◆ **Written task**
Give a verbatim copy of the lines below, minus the pictures.

-- START --

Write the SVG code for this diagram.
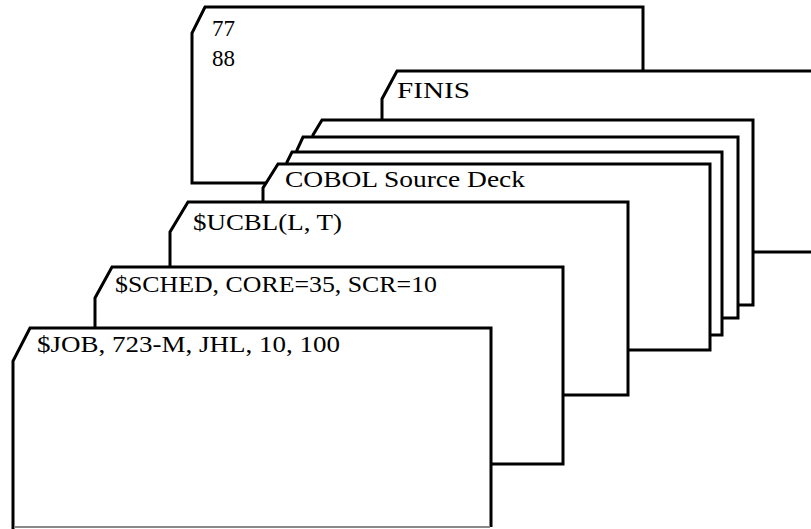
<svg xmlns="http://www.w3.org/2000/svg" width="811" height="529" viewBox="0 0 811 529">
<style>
.card{fill:#fff;stroke:#000;stroke-width:3;stroke-linejoin:miter}
.t{font-family:"Liberation Serif","Times New Roman",serif;font-size:23px;fill:#000}
</style>
<rect width="811" height="529" fill="#fff"/>
<g id="card-data">
<polygon class="card" points="205,7 643,7 643,183 192,183 192,33"/>
<text class="t" x="212" y="36">77</text>
<text class="t" x="212" y="66">88</text>
</g>
<g id="card-finis">
<polygon class="card" points="397,71 830,71 830,252 382,252 382,99"/>
<text class="t" x="397" y="98" textLength="73" lengthAdjust="spacingAndGlyphs">FINIS</text>
</g>
<g id="card-src1">
<polygon class="card" points="322,120 753,120 753,305 313,305 313,135"/>
</g>
<g id="card-src2">
<polygon class="card" points="303,137 738,137 738,318 297,318 297,150"/>
</g>
<g id="card-src3">
<polygon class="card" points="292,152 722,152 722,335 287,335 287,162"/>
</g>
<g id="card-cobol">
<polygon class="card" points="278,164 710,164 710,350 263,350 263,188"/>
<text class="t" x="285" y="187" textLength="240" lengthAdjust="spacingAndGlyphs">COBOL Source Deck</text>
</g>
<g id="card-ucbl">
<polygon class="card" points="188,202 628,202 628,395 170,395 170,232"/>
<text class="t" x="193" y="230" textLength="149" lengthAdjust="spacingAndGlyphs">$UCBL(L, T)</text>
</g>
<g id="card-sched">
<polygon class="card" points="112,267 563,267 563,464 95,464 95,298"/>
<text class="t" x="115" y="292" textLength="322" lengthAdjust="spacingAndGlyphs">$SCHED, CORE=35, SCR=10</text>
</g>
<g id="card-job">
<path d="M13,529 L13,361 L30,328 L491,328 L491,527" fill="#fff" stroke="#000" stroke-width="3" stroke-linejoin="miter"/>
<line x1="14" y1="527" x2="490" y2="527" stroke="#888" stroke-width="2"/>
<text class="t" x="37" y="352" textLength="303" lengthAdjust="spacingAndGlyphs">$JOB, 723-M, JHL, 10, 100</text>
</g>
<g id="connectors"></g>
</svg>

-- END --

◆ **Exercise answer**
Write the SVG code for this diagram.
<svg xmlns="http://www.w3.org/2000/svg" width="811" height="529" viewBox="0 0 811 529">
<style>
.card{fill:#fff;stroke:#000;stroke-width:3;stroke-linejoin:miter}
.t{font-family:"Liberation Serif","Times New Roman",serif;font-size:23px;fill:#000}
</style>
<rect width="811" height="529" fill="#fff"/>
<g id="card-data">
<polygon class="card" points="205,7 643,7 643,183 192,183 192,33"/>
<text class="t" x="212" y="36">77</text>
<text class="t" x="212" y="66">88</text>
</g>
<g id="card-finis">
<polygon class="card" points="397,71 830,71 830,252 382,252 382,99"/>
<text class="t" x="397" y="98" textLength="73" lengthAdjust="spacingAndGlyphs">FINIS</text>
</g>
<g id="card-src1">
<polygon class="card" points="322,120 753,120 753,305 313,305 313,135"/>
</g>
<g id="card-src2">
<polygon class="card" points="303,137 738,137 738,318 297,318 297,150"/>
</g>
<g id="card-src3">
<polygon class="card" points="292,152 722,152 722,335 287,335 287,162"/>
</g>
<g id="card-cobol">
<polygon class="card" points="278,164 710,164 710,350 263,350 263,188"/>
<text class="t" x="285" y="187" textLength="240" lengthAdjust="spacingAndGlyphs">COBOL Source Deck</text>
</g>
<g id="card-ucbl">
<polygon class="card" points="188,202 628,202 628,395 170,395 170,232"/>
<text class="t" x="193" y="230" textLength="149" lengthAdjust="spacingAndGlyphs">$UCBL(L, T)</text>
</g>
<g id="card-sched">
<polygon class="card" points="112,267 563,267 563,464 95,464 95,298"/>
<text class="t" x="115" y="292" textLength="322" lengthAdjust="spacingAndGlyphs">$SCHED, CORE=35, SCR=10</text>
</g>
<g id="card-job">
<path d="M13,529 L13,361 L30,328 L491,328 L491,527" fill="#fff" stroke="#000" stroke-width="3" stroke-linejoin="miter"/>
<line x1="14" y1="527" x2="490" y2="527" stroke="#888" stroke-width="2"/>
<text class="t" x="37" y="352" textLength="303" lengthAdjust="spacingAndGlyphs">$JOB, 723-M, JHL, 10, 100</text>
</g>
<g id="connectors"></g>
</svg>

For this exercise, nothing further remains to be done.